On her MSNBC show last week, progressive commentator Rachel Maddow once again aimed her snarky, facts-be-damned, rhetorical flamethrower at the ongoing controversy of emergency legislation designed to rescue the economically devastated town of Benton Harbor.
Michigan cities from tiny Benton Harbor to Flint to Pontiac all the way up to Detroit are in the death grip of a financial crisis in the wake of the housing crash and near collapse of the auto industry. In a desperate move to turn things around, Republican Governor Rick Snyder invoked Public Act 4, legislation that allows him to appoint city managers to take over cities in dire financial circumstances and enact drastic austerity measures. These managers are empowered to renegotiate union contracts, amend budgets, eliminate departments, even overrule or remove mayors and other elected officials if necessary.
The law’s supporters say it allows for a more effective response to the state’s budget crisis. Even ABC acknowledged that these emergency measures are rescuing a growing number of cities from bankruptcy and thus preserving vital services for the citizens, including the same blacks that Maddow claims are being victimized by the procedure.
But the law’s critics call it an illegal power grab (a “hostile takeover,” as a Mother Jones magazine headline refers to it) to overthrow local leaders and dissolve public-sector unions. Detroit’s Sugar Law Center for Economic and Social Justice has even filed a lawsuit challenging the law’s constitutionality (keep in mind that “social justice” is the left’s code phrase for a movement promoting anti-capitalist class warfare).
As she has ever since she began covering the story a year ago, the incessantly inflammatory Maddow attacked Michigan Republicans in her April 2, 2012 segment for subverting democracy, “stripping” the impoverished blacks in Benton Harbor of their right to rule themselves, and installing a “tyrant” who “will have unilateral power to destroy the town if he wants to, to dissolve it.” This is typical fear-mongering hyperbole on her part – the city manager is not there to destroy the dysfunctional town, but to keep forewarned public unions and wasteful local politicians from driving it deeper into economic ruin.
Terry Stanton, information officer for Michigan’s Department of the Treasury, told ABC last year that the intention of the law is to protect the health, welfare and safety of local government:
No one likes to see their authority taken away. But it’s important to note that oftentimes it was the elected officials who were the ones unable or unwilling to address financial problem before they got crisis stage… The goal is never to have to appoint another emergency manager.
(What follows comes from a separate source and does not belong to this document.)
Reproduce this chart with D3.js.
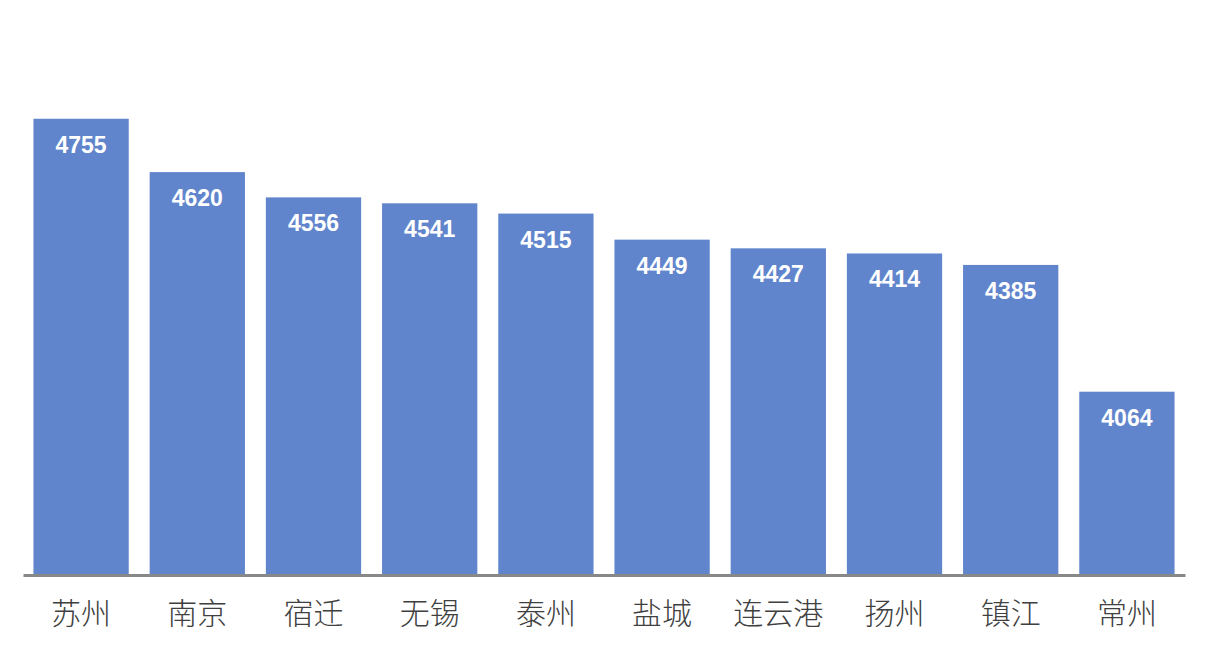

Where circumstances require one, ABC noted in its piece free of Maddow’s hysteria, the manager’s mission is to go in, make necessary budget and staffing changes, and get out as soon as possible, to allow the town to return to self-governance.
Benton Harbor was the first place in which the city manager was appointed (Flint has also been turned over to one, and Detroit could be next). It’s population is largely black – in fact, the “San Francisco Bayview National Black Newspaper,” which bills itself as “the most visited Black newspaper on the web,” calls it “the chocolate city” of Benton Harbor (imagine the gleeful shrieks of outrage from Maddow and her MSNBC ilk if Fox News or FrontPage Mag referred to Benton Harbor as a “chocolate city”).